▸ **TASK INSTRUCTIONS**
Extract all lines that hold the string "this".

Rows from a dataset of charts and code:
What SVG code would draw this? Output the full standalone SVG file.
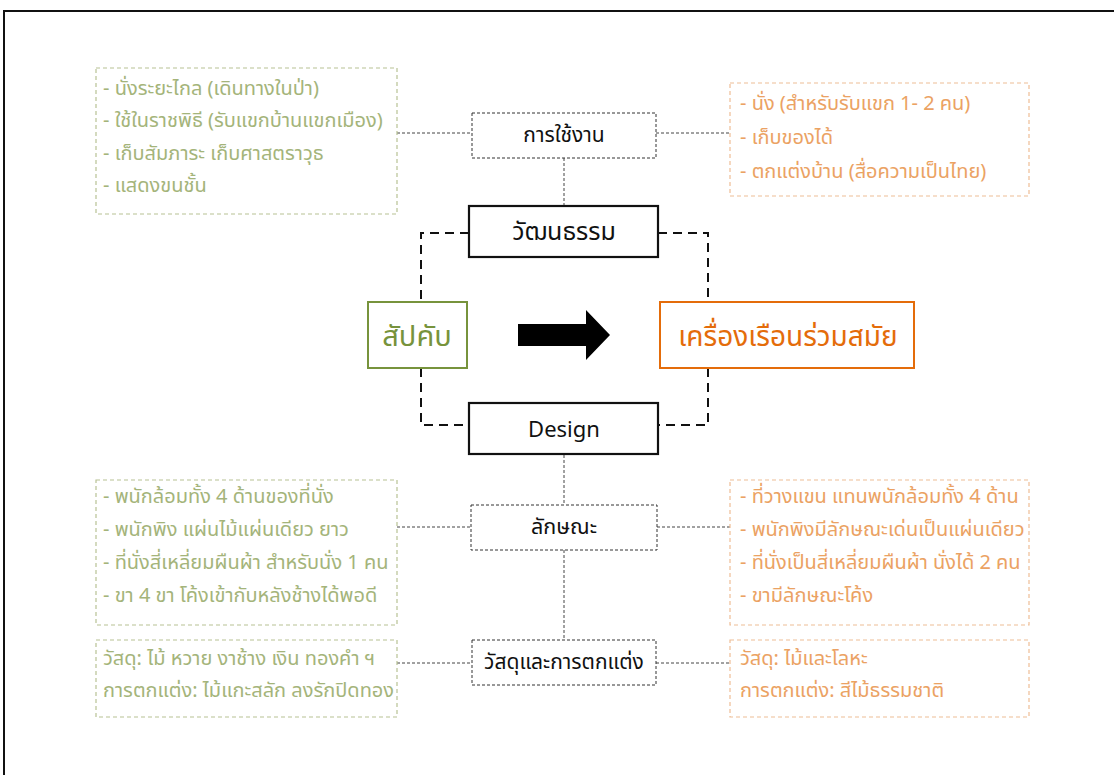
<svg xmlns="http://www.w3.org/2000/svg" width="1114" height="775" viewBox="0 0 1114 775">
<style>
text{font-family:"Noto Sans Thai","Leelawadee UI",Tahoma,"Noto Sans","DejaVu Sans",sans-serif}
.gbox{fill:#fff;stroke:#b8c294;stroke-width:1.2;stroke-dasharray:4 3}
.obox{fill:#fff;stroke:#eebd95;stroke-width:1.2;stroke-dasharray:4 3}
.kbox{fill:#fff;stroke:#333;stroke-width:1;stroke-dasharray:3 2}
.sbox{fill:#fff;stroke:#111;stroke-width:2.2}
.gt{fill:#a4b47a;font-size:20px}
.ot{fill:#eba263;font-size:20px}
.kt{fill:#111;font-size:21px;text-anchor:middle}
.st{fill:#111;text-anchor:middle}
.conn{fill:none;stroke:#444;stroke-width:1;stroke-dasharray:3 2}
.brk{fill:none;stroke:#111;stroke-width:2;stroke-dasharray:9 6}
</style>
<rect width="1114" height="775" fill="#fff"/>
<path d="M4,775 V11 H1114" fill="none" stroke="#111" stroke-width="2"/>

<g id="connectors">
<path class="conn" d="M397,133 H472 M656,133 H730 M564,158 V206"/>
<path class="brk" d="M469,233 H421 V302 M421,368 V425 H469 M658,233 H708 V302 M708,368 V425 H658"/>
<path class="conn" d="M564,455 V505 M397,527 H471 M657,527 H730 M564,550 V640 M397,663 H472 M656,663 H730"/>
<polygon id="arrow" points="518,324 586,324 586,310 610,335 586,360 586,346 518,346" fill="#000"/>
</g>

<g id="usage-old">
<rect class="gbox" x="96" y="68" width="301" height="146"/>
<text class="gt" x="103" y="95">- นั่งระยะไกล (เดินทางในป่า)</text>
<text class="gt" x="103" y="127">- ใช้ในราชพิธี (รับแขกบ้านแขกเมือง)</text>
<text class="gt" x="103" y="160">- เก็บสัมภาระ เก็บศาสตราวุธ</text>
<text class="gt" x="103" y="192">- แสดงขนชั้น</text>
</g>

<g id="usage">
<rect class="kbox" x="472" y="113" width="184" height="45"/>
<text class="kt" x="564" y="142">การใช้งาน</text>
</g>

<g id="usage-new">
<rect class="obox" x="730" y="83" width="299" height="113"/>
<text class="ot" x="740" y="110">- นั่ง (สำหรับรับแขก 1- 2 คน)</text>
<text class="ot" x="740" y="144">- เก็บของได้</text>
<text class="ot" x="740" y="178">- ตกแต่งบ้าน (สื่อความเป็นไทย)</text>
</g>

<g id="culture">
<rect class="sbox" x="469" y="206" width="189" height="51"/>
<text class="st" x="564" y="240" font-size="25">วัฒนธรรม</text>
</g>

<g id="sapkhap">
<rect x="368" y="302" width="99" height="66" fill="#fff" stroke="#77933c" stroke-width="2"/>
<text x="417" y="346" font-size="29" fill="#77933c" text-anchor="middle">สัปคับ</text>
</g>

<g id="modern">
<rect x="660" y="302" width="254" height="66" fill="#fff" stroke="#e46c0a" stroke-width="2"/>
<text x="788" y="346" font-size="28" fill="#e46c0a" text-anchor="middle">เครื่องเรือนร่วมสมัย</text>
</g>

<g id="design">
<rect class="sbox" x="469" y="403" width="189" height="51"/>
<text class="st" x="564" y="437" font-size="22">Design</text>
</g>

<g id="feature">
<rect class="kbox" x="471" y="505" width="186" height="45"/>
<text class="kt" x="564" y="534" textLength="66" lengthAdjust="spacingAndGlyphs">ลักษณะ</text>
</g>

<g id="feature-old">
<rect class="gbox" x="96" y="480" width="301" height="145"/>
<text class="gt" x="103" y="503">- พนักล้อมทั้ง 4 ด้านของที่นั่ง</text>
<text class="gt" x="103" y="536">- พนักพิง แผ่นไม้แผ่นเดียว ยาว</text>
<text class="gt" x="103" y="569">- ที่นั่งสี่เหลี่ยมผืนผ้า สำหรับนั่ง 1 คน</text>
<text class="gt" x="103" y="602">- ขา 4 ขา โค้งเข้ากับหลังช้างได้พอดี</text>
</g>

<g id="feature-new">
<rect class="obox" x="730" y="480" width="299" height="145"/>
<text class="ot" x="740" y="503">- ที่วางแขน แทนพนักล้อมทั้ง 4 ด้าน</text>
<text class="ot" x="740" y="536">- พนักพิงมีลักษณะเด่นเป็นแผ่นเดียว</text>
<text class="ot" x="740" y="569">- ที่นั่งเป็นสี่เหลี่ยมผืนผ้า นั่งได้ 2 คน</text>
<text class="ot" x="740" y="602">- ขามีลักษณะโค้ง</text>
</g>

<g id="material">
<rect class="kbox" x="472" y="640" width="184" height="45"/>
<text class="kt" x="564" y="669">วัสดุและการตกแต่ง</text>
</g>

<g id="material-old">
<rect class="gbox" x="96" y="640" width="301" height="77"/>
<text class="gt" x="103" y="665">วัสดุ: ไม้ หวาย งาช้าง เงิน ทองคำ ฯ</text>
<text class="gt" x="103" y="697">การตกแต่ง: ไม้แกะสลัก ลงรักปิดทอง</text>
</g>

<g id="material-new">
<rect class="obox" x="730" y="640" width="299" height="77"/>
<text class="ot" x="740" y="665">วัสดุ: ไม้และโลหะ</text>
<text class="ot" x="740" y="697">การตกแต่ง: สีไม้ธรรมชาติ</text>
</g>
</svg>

---

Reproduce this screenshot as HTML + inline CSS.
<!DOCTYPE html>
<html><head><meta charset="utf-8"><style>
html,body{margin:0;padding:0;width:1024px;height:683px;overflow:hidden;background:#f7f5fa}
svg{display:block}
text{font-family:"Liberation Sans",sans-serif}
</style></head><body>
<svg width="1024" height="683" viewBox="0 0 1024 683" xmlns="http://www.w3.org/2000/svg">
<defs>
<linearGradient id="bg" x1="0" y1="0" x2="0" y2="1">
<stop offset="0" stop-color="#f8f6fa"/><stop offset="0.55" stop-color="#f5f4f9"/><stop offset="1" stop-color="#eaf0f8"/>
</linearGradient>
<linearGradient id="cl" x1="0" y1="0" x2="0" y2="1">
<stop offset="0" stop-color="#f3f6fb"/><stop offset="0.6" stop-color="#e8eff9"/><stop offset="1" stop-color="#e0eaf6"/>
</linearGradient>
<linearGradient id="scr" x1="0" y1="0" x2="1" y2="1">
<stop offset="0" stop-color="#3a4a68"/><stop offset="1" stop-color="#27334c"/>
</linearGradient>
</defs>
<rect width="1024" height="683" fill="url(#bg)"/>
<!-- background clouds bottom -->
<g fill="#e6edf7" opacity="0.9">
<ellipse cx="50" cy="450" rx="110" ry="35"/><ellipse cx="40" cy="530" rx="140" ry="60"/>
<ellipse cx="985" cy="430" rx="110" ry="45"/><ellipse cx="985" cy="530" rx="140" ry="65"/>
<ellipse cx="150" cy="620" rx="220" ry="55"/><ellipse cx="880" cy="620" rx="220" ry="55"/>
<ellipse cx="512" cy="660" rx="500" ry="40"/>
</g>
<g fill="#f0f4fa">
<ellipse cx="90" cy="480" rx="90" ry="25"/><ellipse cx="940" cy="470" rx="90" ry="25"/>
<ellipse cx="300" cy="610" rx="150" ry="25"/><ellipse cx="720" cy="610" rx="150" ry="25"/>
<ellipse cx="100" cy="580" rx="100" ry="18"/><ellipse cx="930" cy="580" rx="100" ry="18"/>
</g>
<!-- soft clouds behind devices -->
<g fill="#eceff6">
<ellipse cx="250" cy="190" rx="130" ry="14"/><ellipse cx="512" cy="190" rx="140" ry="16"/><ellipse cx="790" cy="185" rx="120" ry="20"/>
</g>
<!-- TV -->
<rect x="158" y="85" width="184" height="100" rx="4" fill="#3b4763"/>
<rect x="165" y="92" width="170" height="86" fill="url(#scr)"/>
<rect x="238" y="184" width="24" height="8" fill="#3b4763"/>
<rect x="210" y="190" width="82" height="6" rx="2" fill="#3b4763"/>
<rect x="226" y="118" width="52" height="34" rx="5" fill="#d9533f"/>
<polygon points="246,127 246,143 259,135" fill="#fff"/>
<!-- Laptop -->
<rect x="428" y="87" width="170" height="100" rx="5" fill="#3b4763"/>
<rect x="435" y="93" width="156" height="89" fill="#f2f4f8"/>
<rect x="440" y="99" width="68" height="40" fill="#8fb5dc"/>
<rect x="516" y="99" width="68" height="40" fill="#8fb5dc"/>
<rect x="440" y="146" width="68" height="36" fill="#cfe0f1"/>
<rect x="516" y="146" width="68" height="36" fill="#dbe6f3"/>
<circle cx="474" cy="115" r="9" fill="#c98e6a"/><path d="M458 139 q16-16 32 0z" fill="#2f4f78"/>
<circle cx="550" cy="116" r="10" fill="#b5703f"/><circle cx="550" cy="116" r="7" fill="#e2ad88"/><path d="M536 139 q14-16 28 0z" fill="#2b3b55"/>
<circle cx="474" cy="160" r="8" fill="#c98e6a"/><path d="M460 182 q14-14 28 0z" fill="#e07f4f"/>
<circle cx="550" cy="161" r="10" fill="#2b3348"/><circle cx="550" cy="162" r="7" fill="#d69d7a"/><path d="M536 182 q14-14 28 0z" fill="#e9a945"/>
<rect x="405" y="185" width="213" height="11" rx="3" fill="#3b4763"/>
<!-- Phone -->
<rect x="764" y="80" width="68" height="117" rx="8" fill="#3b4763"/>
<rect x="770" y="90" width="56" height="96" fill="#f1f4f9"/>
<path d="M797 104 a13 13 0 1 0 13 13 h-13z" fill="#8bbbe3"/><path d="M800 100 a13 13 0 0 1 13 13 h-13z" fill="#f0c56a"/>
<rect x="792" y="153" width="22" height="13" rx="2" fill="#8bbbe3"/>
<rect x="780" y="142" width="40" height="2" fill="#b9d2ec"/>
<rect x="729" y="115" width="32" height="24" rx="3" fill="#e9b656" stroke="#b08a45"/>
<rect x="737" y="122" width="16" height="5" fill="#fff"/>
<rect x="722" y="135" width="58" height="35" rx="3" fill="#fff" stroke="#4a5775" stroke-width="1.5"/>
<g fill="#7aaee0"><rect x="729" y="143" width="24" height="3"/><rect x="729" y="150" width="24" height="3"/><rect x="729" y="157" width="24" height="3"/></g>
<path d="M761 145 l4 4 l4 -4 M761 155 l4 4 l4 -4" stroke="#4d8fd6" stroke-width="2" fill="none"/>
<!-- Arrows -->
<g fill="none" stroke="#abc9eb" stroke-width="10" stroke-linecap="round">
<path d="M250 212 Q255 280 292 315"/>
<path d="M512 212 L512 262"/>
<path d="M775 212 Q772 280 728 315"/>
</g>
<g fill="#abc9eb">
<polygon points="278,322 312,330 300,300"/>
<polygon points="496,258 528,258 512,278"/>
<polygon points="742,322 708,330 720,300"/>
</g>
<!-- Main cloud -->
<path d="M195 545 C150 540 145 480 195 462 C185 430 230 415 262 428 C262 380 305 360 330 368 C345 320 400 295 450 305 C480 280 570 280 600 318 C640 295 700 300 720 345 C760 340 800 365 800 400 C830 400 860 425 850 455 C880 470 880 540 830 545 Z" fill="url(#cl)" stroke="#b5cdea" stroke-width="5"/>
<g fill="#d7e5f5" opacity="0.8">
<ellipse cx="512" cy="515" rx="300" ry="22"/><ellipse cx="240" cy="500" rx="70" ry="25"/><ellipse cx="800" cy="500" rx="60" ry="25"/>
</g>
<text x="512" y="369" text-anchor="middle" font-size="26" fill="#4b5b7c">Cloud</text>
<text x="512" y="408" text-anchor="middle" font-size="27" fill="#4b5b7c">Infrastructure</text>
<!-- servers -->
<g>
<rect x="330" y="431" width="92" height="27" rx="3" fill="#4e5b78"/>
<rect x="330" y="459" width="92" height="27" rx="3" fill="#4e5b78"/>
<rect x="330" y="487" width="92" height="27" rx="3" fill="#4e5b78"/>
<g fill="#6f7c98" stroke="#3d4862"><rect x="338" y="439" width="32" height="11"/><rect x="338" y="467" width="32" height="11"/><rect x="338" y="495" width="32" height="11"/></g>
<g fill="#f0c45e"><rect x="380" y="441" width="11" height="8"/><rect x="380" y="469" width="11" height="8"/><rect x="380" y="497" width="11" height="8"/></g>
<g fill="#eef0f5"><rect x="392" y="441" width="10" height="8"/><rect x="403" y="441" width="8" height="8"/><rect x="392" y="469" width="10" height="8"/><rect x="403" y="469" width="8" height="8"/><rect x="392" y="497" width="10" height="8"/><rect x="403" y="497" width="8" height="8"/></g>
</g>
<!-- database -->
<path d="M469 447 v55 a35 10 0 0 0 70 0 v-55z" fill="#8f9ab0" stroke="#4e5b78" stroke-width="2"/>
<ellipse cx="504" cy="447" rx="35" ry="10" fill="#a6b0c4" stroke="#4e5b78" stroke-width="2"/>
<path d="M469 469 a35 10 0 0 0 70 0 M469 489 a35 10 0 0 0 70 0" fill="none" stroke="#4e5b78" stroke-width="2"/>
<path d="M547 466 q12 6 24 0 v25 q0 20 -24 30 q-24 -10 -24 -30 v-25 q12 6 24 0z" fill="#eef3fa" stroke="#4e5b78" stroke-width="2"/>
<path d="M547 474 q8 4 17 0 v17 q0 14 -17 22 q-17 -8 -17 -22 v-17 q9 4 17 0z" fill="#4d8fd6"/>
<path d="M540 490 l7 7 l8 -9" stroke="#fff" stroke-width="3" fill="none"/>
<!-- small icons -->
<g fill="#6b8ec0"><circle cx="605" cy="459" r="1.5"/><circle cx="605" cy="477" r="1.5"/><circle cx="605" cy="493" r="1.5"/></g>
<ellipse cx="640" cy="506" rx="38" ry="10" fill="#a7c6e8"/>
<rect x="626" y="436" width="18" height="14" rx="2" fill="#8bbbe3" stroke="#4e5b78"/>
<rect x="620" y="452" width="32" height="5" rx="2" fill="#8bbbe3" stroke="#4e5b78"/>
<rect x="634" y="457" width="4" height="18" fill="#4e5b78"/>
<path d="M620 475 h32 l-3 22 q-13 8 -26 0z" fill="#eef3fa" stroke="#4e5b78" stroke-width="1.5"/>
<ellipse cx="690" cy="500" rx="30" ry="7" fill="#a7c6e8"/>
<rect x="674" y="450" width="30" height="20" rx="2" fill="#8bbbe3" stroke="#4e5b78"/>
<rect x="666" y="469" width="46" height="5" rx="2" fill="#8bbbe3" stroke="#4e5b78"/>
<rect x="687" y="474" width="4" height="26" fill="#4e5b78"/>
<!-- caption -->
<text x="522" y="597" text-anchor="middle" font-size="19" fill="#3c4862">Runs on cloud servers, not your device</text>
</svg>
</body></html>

...

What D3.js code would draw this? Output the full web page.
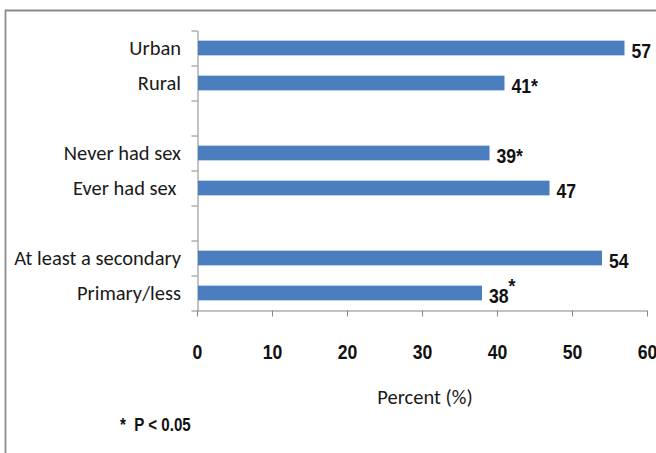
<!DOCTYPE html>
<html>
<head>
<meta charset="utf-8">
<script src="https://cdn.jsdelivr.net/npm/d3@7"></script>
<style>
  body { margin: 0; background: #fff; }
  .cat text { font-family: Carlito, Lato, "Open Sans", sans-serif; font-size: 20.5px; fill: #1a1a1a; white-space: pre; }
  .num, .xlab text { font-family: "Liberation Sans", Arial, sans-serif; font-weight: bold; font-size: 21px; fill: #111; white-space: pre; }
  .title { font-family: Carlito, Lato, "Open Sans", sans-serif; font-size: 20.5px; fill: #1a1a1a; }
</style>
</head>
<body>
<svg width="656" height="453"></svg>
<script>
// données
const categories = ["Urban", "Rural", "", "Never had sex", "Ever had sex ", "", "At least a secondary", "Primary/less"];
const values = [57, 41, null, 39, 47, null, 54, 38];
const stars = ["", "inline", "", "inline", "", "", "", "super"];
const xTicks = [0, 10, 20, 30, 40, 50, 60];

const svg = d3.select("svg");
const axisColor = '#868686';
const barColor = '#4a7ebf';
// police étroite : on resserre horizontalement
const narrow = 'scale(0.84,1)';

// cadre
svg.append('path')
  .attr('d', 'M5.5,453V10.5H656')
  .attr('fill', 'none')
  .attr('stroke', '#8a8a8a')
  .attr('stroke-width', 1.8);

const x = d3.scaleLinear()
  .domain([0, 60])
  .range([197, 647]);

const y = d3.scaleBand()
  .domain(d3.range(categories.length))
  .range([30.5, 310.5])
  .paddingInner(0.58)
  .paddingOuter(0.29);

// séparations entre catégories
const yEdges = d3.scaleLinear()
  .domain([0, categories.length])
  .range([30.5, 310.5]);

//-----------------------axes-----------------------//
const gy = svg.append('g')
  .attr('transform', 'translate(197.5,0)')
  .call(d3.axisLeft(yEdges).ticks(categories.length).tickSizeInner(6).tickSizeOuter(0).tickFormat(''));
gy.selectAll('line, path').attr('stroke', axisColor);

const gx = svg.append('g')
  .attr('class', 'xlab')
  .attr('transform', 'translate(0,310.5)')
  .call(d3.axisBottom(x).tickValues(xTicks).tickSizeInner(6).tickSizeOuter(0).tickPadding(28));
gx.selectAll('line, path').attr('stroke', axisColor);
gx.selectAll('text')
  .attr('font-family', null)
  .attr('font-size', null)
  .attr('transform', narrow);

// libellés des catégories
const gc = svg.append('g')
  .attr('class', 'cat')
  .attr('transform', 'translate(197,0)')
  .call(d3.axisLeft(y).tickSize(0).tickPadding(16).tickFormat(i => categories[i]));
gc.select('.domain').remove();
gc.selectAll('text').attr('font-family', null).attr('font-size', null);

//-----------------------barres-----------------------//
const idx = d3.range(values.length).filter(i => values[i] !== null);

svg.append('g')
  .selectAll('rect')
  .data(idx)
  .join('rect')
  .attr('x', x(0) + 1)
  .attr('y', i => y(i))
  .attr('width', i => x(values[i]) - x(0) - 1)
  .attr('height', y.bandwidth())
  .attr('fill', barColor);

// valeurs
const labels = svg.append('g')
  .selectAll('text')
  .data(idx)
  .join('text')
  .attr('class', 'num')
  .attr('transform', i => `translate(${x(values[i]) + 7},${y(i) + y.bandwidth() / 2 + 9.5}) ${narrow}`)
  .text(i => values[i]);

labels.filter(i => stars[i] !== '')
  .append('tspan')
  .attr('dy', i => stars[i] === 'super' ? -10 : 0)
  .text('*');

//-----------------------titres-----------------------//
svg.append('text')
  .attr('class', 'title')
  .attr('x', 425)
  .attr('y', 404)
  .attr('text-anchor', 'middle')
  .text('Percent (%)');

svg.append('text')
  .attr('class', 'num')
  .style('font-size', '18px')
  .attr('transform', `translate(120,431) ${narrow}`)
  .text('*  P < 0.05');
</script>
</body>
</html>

▸ **EXERCISE RESPONSE**
What SVG code would draw this? Output the full standalone SVG file.
Reproduce this screenshot as HTML + inline CSS.
What D3.js code would draw this? Output the full web page.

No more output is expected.